=== Problem description ===
Quote the listing below in full and exactly as written, but omit every picture.

=== Dataset excerpt ===

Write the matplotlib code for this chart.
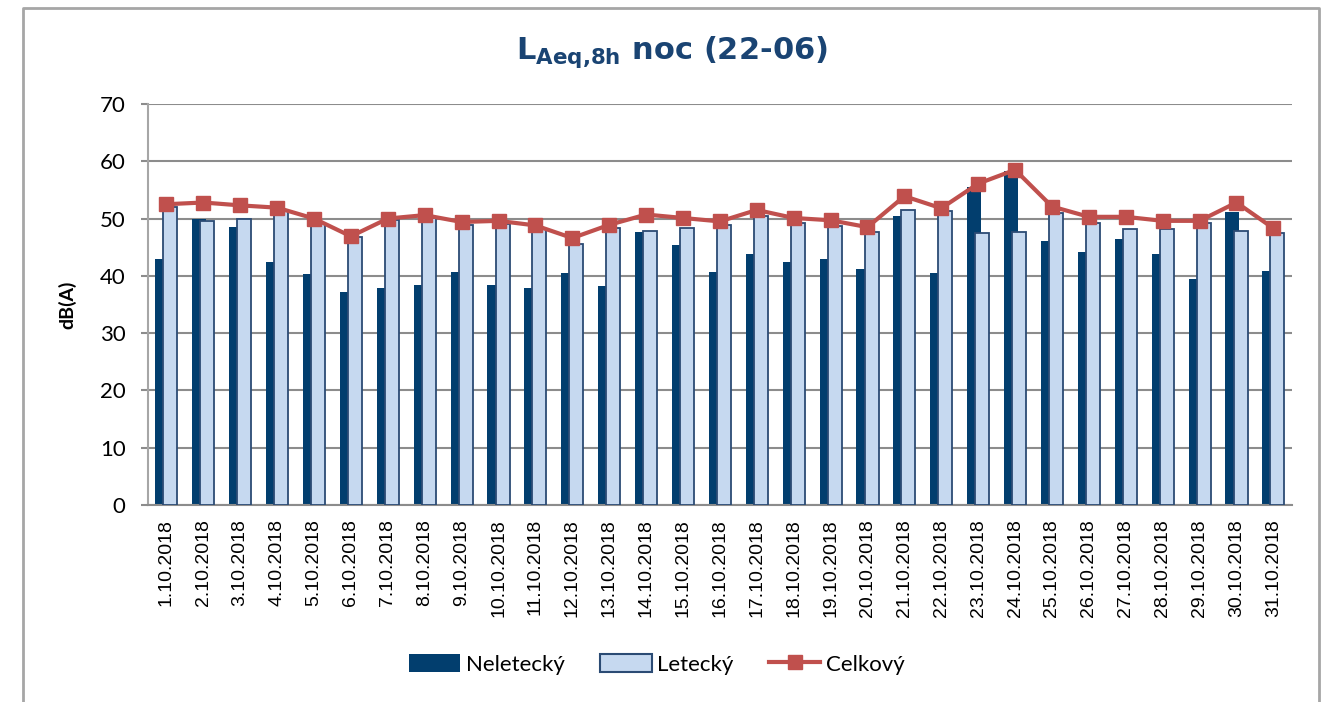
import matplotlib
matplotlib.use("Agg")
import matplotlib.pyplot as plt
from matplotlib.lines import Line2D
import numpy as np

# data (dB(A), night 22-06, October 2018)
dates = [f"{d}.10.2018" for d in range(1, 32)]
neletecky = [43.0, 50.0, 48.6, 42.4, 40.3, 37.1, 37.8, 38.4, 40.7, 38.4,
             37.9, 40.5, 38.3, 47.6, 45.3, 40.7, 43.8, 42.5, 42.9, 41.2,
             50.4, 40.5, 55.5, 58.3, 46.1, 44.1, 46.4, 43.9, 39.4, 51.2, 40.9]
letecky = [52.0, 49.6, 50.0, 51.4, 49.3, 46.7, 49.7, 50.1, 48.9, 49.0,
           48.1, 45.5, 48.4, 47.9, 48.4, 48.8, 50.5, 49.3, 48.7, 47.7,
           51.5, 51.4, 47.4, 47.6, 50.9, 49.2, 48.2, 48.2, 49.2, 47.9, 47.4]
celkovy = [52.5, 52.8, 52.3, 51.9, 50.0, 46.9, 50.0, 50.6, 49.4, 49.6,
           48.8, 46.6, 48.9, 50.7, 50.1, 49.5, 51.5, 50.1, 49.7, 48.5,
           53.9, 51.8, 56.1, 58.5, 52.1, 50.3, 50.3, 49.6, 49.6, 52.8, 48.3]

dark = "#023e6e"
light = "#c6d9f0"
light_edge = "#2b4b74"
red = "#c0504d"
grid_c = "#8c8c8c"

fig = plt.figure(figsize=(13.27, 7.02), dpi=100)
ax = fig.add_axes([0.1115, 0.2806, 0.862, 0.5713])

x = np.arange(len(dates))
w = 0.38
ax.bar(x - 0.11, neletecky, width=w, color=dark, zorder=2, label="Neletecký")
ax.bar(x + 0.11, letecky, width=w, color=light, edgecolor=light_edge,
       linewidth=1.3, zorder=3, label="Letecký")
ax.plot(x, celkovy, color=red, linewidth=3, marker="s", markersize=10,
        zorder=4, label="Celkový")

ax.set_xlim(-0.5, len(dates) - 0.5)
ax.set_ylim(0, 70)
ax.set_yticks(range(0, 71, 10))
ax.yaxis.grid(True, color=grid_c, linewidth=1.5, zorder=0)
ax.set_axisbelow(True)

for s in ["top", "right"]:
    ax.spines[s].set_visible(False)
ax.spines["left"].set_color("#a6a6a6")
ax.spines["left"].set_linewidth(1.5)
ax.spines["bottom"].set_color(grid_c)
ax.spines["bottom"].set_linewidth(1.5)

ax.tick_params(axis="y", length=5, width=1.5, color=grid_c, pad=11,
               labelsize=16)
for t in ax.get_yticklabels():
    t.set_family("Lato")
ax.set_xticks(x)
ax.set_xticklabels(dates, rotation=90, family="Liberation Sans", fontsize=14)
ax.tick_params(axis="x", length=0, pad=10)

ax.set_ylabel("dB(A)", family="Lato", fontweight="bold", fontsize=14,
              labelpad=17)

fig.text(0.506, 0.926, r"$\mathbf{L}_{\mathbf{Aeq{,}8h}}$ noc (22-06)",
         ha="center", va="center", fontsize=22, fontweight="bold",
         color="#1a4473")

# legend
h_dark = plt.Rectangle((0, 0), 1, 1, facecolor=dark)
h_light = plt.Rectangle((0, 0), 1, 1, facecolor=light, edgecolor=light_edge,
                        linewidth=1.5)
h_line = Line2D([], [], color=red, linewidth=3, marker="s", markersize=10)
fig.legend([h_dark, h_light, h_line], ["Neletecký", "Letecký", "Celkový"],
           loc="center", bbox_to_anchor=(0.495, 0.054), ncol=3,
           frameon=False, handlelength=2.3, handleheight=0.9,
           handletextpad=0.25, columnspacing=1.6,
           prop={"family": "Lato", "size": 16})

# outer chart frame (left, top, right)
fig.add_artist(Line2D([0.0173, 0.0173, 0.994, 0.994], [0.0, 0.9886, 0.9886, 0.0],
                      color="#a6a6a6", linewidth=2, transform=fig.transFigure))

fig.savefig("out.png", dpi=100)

=== In response ===
Write the matplotlib code for this chart.
import matplotlib
matplotlib.use("Agg")
import matplotlib.pyplot as plt
from matplotlib.lines import Line2D
import numpy as np

# data (dB(A), night 22-06, October 2018)
dates = [f"{d}.10.2018" for d in range(1, 32)]
neletecky = [43.0, 50.0, 48.6, 42.4, 40.3, 37.1, 37.8, 38.4, 40.7, 38.4,
             37.9, 40.5, 38.3, 47.6, 45.3, 40.7, 43.8, 42.5, 42.9, 41.2,
             50.4, 40.5, 55.5, 58.3, 46.1, 44.1, 46.4, 43.9, 39.4, 51.2, 40.9]
letecky = [52.0, 49.6, 50.0, 51.4, 49.3, 46.7, 49.7, 50.1, 48.9, 49.0,
           48.1, 45.5, 48.4, 47.9, 48.4, 48.8, 50.5, 49.3, 48.7, 47.7,
           51.5, 51.4, 47.4, 47.6, 50.9, 49.2, 48.2, 48.2, 49.2, 47.9, 47.4]
celkovy = [52.5, 52.8, 52.3, 51.9, 50.0, 46.9, 50.0, 50.6, 49.4, 49.6,
           48.8, 46.6, 48.9, 50.7, 50.1, 49.5, 51.5, 50.1, 49.7, 48.5,
           53.9, 51.8, 56.1, 58.5, 52.1, 50.3, 50.3, 49.6, 49.6, 52.8, 48.3]

dark = "#023e6e"
light = "#c6d9f0"
light_edge = "#2b4b74"
red = "#c0504d"
grid_c = "#8c8c8c"

fig = plt.figure(figsize=(13.27, 7.02), dpi=100)
ax = fig.add_axes([0.1115, 0.2806, 0.862, 0.5713])

x = np.arange(len(dates))
w = 0.38
ax.bar(x - 0.11, neletecky, width=w, color=dark, zorder=2, label="Neletecký")
ax.bar(x + 0.11, letecky, width=w, color=light, edgecolor=light_edge,
       linewidth=1.3, zorder=3, label="Letecký")
ax.plot(x, celkovy, color=red, linewidth=3, marker="s", markersize=10,
        zorder=4, label="Celkový")

ax.set_xlim(-0.5, len(dates) - 0.5)
ax.set_ylim(0, 70)
ax.set_yticks(range(0, 71, 10))
ax.yaxis.grid(True, color=grid_c, linewidth=1.5, zorder=0)
ax.set_axisbelow(True)

for s in ["top", "right"]:
    ax.spines[s].set_visible(False)
ax.spines["left"].set_color("#a6a6a6")
ax.spines["left"].set_linewidth(1.5)
ax.spines["bottom"].set_color(grid_c)
ax.spines["bottom"].set_linewidth(1.5)

ax.tick_params(axis="y", length=5, width=1.5, color=grid_c, pad=11,
               labelsize=16)
for t in ax.get_yticklabels():
    t.set_family("Lato")
ax.set_xticks(x)
ax.set_xticklabels(dates, rotation=90, family="Liberation Sans", fontsize=14)
ax.tick_params(axis="x", length=0, pad=10)

ax.set_ylabel("dB(A)", family="Lato", fontweight="bold", fontsize=14,
              labelpad=17)

fig.text(0.506, 0.926, r"$\mathbf{L}_{\mathbf{Aeq{,}8h}}$ noc (22-06)",
         ha="center", va="center", fontsize=22, fontweight="bold",
         color="#1a4473")

# legend
h_dark = plt.Rectangle((0, 0), 1, 1, facecolor=dark)
h_light = plt.Rectangle((0, 0), 1, 1, facecolor=light, edgecolor=light_edge,
                        linewidth=1.5)
h_line = Line2D([], [], color=red, linewidth=3, marker="s", markersize=10)
fig.legend([h_dark, h_light, h_line], ["Neletecký", "Letecký", "Celkový"],
           loc="center", bbox_to_anchor=(0.495, 0.054), ncol=3,
           frameon=False, handlelength=2.3, handleheight=0.9,
           handletextpad=0.25, columnspacing=1.6,
           prop={"family": "Lato", "size": 16})

# outer chart frame (left, top, right)
fig.add_artist(Line2D([0.0173, 0.0173, 0.994, 0.994], [0.0, 0.9886, 0.9886, 0.0],
                      color="#a6a6a6", linewidth=2, transform=fig.transFigure))

fig.savefig("out.png", dpi=100)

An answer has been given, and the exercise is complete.